Source code of charts:
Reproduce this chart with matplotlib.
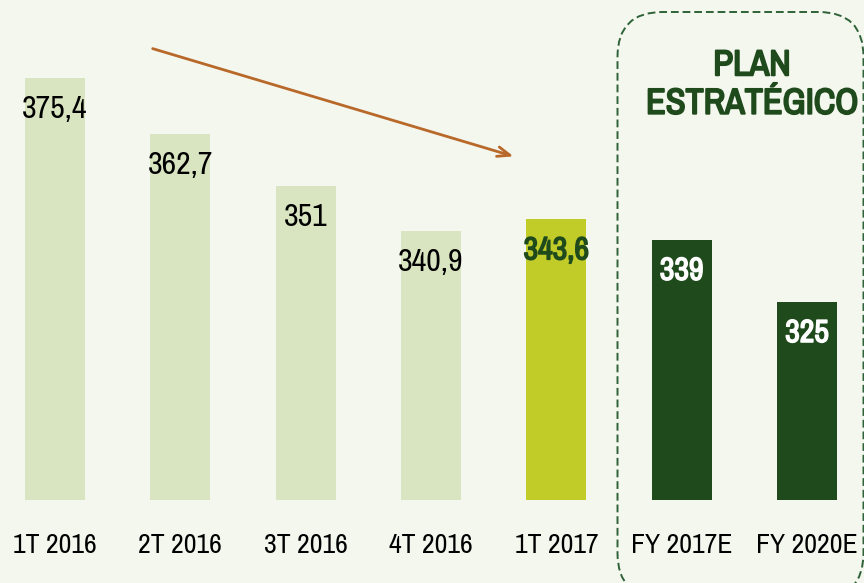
import matplotlib
matplotlib.use("Agg")
import matplotlib.pyplot as plt
import matplotlib.patheffects as pe
from matplotlib.patches import FancyBboxPatch

# data
CATEGORIES = ["1T 2016", "2T 2016", "3T 2016", "4T 2016", "1T 2017", "FY 2017E", "FY 2020E"]
VALUES = [375.4, 362.7, 351, 340.9, 343.6, 339, 325]
BAR_COLORS = ["#D9E5C1", "#D9E5C1", "#D9E5C1", "#D9E5C1", "#C1CC29", "#1F4A1C", "#1F4A1C"]
LABEL_COLORS = ["black", "black", "black", "black", "#1F4A1C", "white", "white"]
LABEL_BOLD = [False, False, False, False, True, True, True]
BOX_TITLE = "PLAN\nESTRATÉGICO"

BG = "#F4F7EE"
DARK = "#1F4A1C"
plt.rcParams["font.family"] = ["Archivo Narrow", "Liberation Sans", "DejaVu Sans"]


def fake_bold(color, w=1.1):
    # Archivo Narrow only ships a regular weight here, so thicken with a stroke
    return [pe.withStroke(linewidth=w, foreground=color)]


fig = plt.figure(figsize=(8.64, 5.83), dpi=100, facecolor=BG)
ax = fig.add_axes([0, 83 / 583, 1, 500 / 583])
ax.set_facecolor(BG)

x = range(len(VALUES))
ax.bar(x, VALUES, width=0.48, color=BAR_COLORS)
ax.set_xlim(-0.439, 6.455)
ax.set_ylim(280.45, 392.96)

for i, v in enumerate(VALUES):
    t = ax.annotate(f"{v:g}".replace(".", ","), (i, v), xytext=(0, -31),
                    textcoords="offset pixels", ha="center", va="center",
                    fontsize=23, color=LABEL_COLORS[i])
    if LABEL_BOLD[i]:
        t.set_path_effects(fake_bold(LABEL_COLORS[i]))

ax.set_xticks(list(x))
ax.set_xticklabels(CATEGORIES, fontsize=20)
ax.tick_params(axis="x", length=0, pad=24)
ax.set_yticks([])
for s in ax.spines.values():
    s.set_visible(False)

# trend arrow
ax.annotate("", xy=(3.68, 357.6), xytext=(0.758, 382.2),
            arrowprops=dict(arrowstyle="->,head_length=0.9,head_width=0.35",
                            color="#B8692A", lw=2))

# dashed rounded box for strategic plan
box = FancyBboxPatch((6.175, -0.15), 2.46, 5.86,
                     boxstyle="round,pad=0,rounding_size=0.45",
                     transform=fig.dpi_scale_trans, fill=False,
                     edgecolor="#2F6238", lw=1.4, linestyle=(0, (4, 2)),
                     clip_on=False)
fig.patches.append(box)
title = fig.text(752 / 864, 1 - 84 / 583, BOX_TITLE, ha="center", va="center",
                 fontsize=26, color=DARK, linespacing=1.2)
title.set_path_effects(fake_bold(DARK, 1.4))

fig.savefig("out.png", dpi=100, facecolor=BG)
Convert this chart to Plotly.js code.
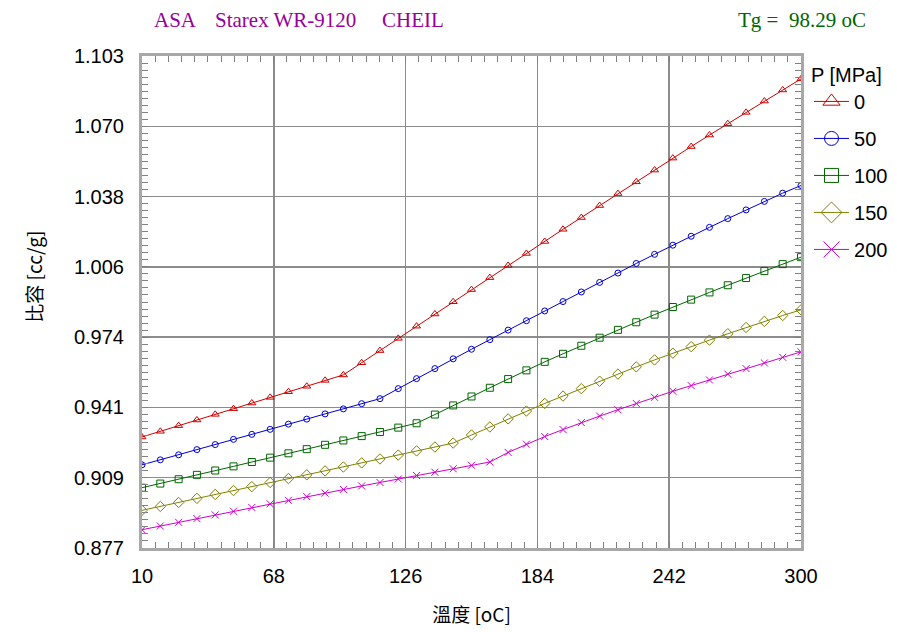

Prompt:
Without any pictures, reproduce the lines from the first one in the material through the line that has "ax.set_facecolor(BG)", exactly as they appear.

Result of this exercise:
Reproduce this chart with matplotlib.
import matplotlib
matplotlib.use("Agg")
import matplotlib.pyplot as plt
import matplotlib.patheffects as pe
from matplotlib.patches import FancyBboxPatch

# data
CATEGORIES = ["1T 2016", "2T 2016", "3T 2016", "4T 2016", "1T 2017", "FY 2017E", "FY 2020E"]
VALUES = [375.4, 362.7, 351, 340.9, 343.6, 339, 325]
BAR_COLORS = ["#D9E5C1", "#D9E5C1", "#D9E5C1", "#D9E5C1", "#C1CC29", "#1F4A1C", "#1F4A1C"]
LABEL_COLORS = ["black", "black", "black", "black", "#1F4A1C", "white", "white"]
LABEL_BOLD = [False, False, False, False, True, True, True]
BOX_TITLE = "PLAN\nESTRATÉGICO"

BG = "#F4F7EE"
DARK = "#1F4A1C"
plt.rcParams["font.family"] = ["Archivo Narrow", "Liberation Sans", "DejaVu Sans"]


def fake_bold(color, w=1.1):
    # Archivo Narrow only ships a regular weight here, so thicken with a stroke
    return [pe.withStroke(linewidth=w, foreground=color)]


fig = plt.figure(figsize=(8.64, 5.83), dpi=100, facecolor=BG)
ax = fig.add_axes([0, 83 / 583, 1, 500 / 583])
ax.set_facecolor(BG)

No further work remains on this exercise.